── Available data

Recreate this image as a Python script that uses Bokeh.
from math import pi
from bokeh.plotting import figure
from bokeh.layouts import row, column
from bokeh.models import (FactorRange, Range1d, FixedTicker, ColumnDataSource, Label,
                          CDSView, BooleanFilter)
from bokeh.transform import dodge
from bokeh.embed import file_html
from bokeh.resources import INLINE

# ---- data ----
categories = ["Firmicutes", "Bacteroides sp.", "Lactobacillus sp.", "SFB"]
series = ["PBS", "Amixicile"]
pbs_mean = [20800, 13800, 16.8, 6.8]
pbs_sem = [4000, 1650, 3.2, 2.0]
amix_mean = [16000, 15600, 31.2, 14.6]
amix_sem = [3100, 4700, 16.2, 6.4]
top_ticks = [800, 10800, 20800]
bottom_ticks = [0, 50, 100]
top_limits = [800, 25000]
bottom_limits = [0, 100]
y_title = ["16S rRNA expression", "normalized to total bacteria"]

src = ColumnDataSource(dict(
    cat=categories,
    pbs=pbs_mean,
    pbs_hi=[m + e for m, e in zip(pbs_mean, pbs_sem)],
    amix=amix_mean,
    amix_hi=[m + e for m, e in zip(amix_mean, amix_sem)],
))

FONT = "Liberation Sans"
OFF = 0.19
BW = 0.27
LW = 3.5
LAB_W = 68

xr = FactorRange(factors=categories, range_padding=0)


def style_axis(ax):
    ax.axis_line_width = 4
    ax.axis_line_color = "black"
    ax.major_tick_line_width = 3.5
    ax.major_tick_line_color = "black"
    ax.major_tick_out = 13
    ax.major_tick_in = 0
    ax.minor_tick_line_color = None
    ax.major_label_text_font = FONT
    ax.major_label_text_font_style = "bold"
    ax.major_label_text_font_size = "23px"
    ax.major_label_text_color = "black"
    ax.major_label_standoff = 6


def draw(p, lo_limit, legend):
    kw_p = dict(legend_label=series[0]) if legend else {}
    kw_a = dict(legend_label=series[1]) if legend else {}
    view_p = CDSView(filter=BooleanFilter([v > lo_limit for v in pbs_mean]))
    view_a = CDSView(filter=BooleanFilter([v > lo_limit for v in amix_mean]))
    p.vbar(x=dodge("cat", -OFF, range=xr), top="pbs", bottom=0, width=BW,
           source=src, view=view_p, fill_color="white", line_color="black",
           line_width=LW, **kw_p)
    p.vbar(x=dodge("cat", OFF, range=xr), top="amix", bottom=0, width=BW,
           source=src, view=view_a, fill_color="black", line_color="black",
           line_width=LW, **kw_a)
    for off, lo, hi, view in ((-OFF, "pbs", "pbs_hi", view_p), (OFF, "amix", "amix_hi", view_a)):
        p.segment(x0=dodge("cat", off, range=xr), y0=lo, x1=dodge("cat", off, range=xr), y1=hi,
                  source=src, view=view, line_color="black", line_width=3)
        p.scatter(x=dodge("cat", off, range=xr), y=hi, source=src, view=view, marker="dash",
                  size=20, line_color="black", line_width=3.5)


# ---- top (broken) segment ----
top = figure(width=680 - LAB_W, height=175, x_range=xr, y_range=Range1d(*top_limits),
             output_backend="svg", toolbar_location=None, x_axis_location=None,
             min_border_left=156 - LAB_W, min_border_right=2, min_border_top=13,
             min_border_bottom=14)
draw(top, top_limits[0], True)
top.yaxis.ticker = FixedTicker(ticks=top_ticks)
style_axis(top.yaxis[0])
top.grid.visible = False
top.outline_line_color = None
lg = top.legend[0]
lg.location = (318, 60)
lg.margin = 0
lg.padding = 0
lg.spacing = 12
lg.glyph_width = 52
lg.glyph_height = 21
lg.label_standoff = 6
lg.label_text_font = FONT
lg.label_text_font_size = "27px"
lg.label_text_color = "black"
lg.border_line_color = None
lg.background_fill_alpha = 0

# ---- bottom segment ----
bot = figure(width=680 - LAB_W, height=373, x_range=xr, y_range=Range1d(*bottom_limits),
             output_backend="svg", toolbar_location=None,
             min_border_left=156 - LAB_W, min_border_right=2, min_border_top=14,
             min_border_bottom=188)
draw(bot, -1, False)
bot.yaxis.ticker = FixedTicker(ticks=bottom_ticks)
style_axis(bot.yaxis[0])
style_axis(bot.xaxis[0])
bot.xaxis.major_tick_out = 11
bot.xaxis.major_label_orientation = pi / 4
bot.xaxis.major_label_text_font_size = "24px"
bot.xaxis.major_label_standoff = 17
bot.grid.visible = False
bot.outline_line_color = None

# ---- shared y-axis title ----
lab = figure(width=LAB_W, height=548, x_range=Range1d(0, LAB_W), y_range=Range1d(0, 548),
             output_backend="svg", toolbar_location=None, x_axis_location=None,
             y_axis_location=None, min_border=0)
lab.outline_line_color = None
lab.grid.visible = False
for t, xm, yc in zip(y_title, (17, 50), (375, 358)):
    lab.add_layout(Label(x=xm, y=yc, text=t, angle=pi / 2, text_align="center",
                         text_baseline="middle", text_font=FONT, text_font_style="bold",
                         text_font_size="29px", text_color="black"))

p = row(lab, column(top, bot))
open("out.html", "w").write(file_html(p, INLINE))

────

**Given exercise:**
Using the material above, quote the first line and each line after it, stopping at and including the line that holds "xr = FactorRange(factors=categories, range_padding=0)".

**Response to the task:**
Recreate this image as a Python script that uses Bokeh.
from math import pi
from bokeh.plotting import figure
from bokeh.layouts import row, column
from bokeh.models import (FactorRange, Range1d, FixedTicker, ColumnDataSource, Label,
                          CDSView, BooleanFilter)
from bokeh.transform import dodge
from bokeh.embed import file_html
from bokeh.resources import INLINE

# ---- data ----
categories = ["Firmicutes", "Bacteroides sp.", "Lactobacillus sp.", "SFB"]
series = ["PBS", "Amixicile"]
pbs_mean = [20800, 13800, 16.8, 6.8]
pbs_sem = [4000, 1650, 3.2, 2.0]
amix_mean = [16000, 15600, 31.2, 14.6]
amix_sem = [3100, 4700, 16.2, 6.4]
top_ticks = [800, 10800, 20800]
bottom_ticks = [0, 50, 100]
top_limits = [800, 25000]
bottom_limits = [0, 100]
y_title = ["16S rRNA expression", "normalized to total bacteria"]

src = ColumnDataSource(dict(
    cat=categories,
    pbs=pbs_mean,
    pbs_hi=[m + e for m, e in zip(pbs_mean, pbs_sem)],
    amix=amix_mean,
    amix_hi=[m + e for m, e in zip(amix_mean, amix_sem)],
))

FONT = "Liberation Sans"
OFF = 0.19
BW = 0.27
LW = 3.5
LAB_W = 68

xr = FactorRange(factors=categories, range_padding=0)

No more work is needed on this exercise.